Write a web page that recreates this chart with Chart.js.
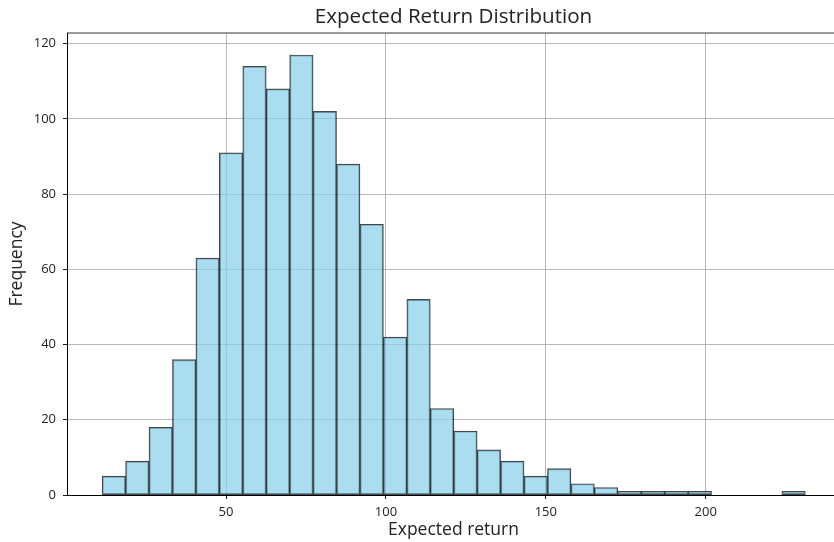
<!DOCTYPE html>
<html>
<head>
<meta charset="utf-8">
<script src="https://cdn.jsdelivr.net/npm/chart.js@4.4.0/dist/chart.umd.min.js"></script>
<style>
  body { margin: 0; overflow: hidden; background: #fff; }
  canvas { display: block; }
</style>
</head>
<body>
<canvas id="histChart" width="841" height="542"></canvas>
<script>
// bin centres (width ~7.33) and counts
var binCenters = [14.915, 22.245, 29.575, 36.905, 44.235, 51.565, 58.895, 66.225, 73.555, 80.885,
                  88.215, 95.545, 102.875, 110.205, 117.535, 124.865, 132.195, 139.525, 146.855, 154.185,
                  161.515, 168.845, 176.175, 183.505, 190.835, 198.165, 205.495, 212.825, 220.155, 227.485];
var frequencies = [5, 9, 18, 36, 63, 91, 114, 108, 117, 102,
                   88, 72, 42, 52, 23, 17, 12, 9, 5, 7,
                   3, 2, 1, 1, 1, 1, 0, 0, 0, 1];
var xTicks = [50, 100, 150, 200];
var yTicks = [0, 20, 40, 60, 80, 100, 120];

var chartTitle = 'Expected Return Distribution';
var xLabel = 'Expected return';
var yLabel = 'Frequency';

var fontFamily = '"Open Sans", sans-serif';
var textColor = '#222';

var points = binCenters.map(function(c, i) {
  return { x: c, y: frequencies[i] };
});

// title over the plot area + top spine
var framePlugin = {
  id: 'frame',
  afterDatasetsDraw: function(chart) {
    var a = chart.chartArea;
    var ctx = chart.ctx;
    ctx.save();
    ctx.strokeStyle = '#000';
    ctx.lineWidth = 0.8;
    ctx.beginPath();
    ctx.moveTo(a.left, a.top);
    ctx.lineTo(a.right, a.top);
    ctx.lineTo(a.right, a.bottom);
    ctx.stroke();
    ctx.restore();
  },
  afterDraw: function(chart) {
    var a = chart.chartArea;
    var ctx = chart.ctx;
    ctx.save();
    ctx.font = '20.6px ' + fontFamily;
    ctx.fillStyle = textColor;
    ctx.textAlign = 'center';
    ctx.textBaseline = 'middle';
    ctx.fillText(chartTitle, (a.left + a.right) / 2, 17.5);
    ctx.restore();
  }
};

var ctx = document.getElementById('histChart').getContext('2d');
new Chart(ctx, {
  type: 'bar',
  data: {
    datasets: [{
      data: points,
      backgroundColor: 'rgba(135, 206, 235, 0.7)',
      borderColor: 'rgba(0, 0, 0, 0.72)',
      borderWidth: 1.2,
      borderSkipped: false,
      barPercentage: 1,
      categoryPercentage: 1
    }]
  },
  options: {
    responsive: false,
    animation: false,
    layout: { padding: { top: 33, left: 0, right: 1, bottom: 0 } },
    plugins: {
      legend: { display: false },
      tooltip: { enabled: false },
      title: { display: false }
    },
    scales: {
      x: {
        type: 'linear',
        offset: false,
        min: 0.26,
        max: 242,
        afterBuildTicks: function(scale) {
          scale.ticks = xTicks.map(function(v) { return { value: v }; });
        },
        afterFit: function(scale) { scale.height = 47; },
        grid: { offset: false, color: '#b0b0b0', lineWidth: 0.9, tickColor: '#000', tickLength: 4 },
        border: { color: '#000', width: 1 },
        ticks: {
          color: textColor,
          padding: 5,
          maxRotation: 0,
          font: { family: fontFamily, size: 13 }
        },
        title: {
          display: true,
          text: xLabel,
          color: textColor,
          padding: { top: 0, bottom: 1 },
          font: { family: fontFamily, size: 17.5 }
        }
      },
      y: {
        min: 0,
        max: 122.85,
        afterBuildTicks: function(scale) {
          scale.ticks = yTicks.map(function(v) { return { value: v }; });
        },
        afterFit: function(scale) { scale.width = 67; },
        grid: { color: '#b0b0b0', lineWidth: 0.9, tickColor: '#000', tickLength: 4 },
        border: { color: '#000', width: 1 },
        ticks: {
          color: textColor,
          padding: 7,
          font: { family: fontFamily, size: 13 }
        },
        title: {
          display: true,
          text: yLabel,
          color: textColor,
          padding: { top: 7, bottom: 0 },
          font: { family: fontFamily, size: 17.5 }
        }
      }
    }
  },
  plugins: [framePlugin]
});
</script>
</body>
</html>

********

• [Written instruction] The listing above needs to be output again exactly. Don't include the pictures.

• [Result of the exercise]
Write a web page that recreates this chart with Chart.js.
<!DOCTYPE html>
<html>
<head>
<meta charset="utf-8">
<script src="https://cdn.jsdelivr.net/npm/chart.js@4.4.0/dist/chart.umd.min.js"></script>
<style>
  body { margin: 0; overflow: hidden; background: #fff; }
  canvas { display: block; }
</style>
</head>
<body>
<canvas id="histChart" width="841" height="542"></canvas>
<script>
// bin centres (width ~7.33) and counts
var binCenters = [14.915, 22.245, 29.575, 36.905, 44.235, 51.565, 58.895, 66.225, 73.555, 80.885,
                  88.215, 95.545, 102.875, 110.205, 117.535, 124.865, 132.195, 139.525, 146.855, 154.185,
                  161.515, 168.845, 176.175, 183.505, 190.835, 198.165, 205.495, 212.825, 220.155, 227.485];
var frequencies = [5, 9, 18, 36, 63, 91, 114, 108, 117, 102,
                   88, 72, 42, 52, 23, 17, 12, 9, 5, 7,
                   3, 2, 1, 1, 1, 1, 0, 0, 0, 1];
var xTicks = [50, 100, 150, 200];
var yTicks = [0, 20, 40, 60, 80, 100, 120];

var chartTitle = 'Expected Return Distribution';
var xLabel = 'Expected return';
var yLabel = 'Frequency';

var fontFamily = '"Open Sans", sans-serif';
var textColor = '#222';

var points = binCenters.map(function(c, i) {
  return { x: c, y: frequencies[i] };
});

// title over the plot area + top spine
var framePlugin = {
  id: 'frame',
  afterDatasetsDraw: function(chart) {
    var a = chart.chartArea;
    var ctx = chart.ctx;
    ctx.save();
    ctx.strokeStyle = '#000';
    ctx.lineWidth = 0.8;
    ctx.beginPath();
    ctx.moveTo(a.left, a.top);
    ctx.lineTo(a.right, a.top);
    ctx.lineTo(a.right, a.bottom);
    ctx.stroke();
    ctx.restore();
  },
  afterDraw: function(chart) {
    var a = chart.chartArea;
    var ctx = chart.ctx;
    ctx.save();
    ctx.font = '20.6px ' + fontFamily;
    ctx.fillStyle = textColor;
    ctx.textAlign = 'center';
    ctx.textBaseline = 'middle';
    ctx.fillText(chartTitle, (a.left + a.right) / 2, 17.5);
    ctx.restore();
  }
};

var ctx = document.getElementById('histChart').getContext('2d');
new Chart(ctx, {
  type: 'bar',
  data: {
    datasets: [{
      data: points,
      backgroundColor: 'rgba(135, 206, 235, 0.7)',
      borderColor: 'rgba(0, 0, 0, 0.72)',
      borderWidth: 1.2,
      borderSkipped: false,
      barPercentage: 1,
      categoryPercentage: 1
    }]
  },
  options: {
    responsive: false,
    animation: false,
    layout: { padding: { top: 33, left: 0, right: 1, bottom: 0 } },
    plugins: {
      legend: { display: false },
      tooltip: { enabled: false },
      title: { display: false }
    },
    scales: {
      x: {
        type: 'linear',
        offset: false,
        min: 0.26,
        max: 242,
        afterBuildTicks: function(scale) {
          scale.ticks = xTicks.map(function(v) { return { value: v }; });
        },
        afterFit: function(scale) { scale.height = 47; },
        grid: { offset: false, color: '#b0b0b0', lineWidth: 0.9, tickColor: '#000', tickLength: 4 },
        border: { color: '#000', width: 1 },
        ticks: {
          color: textColor,
          padding: 5,
          maxRotation: 0,
          font: { family: fontFamily, size: 13 }
        },
        title: {
          display: true,
          text: xLabel,
          color: textColor,
          padding: { top: 0, bottom: 1 },
          font: { family: fontFamily, size: 17.5 }
        }
      },
      y: {
        min: 0,
        max: 122.85,
        afterBuildTicks: function(scale) {
          scale.ticks = yTicks.map(function(v) { return { value: v }; });
        },
        afterFit: function(scale) { scale.width = 67; },
        grid: { color: '#b0b0b0', lineWidth: 0.9, tickColor: '#000', tickLength: 4 },
        border: { color: '#000', width: 1 },
        ticks: {
          color: textColor,
          padding: 7,
          font: { family: fontFamily, size: 13 }
        },
        title: {
          display: true,
          text: yLabel,
          color: textColor,
          padding: { top: 7, bottom: 0 },
          font: { family: fontFamily, size: 17.5 }
        }
      }
    }
  },
  plugins: [framePlugin]
});
</script>
</body>
</html>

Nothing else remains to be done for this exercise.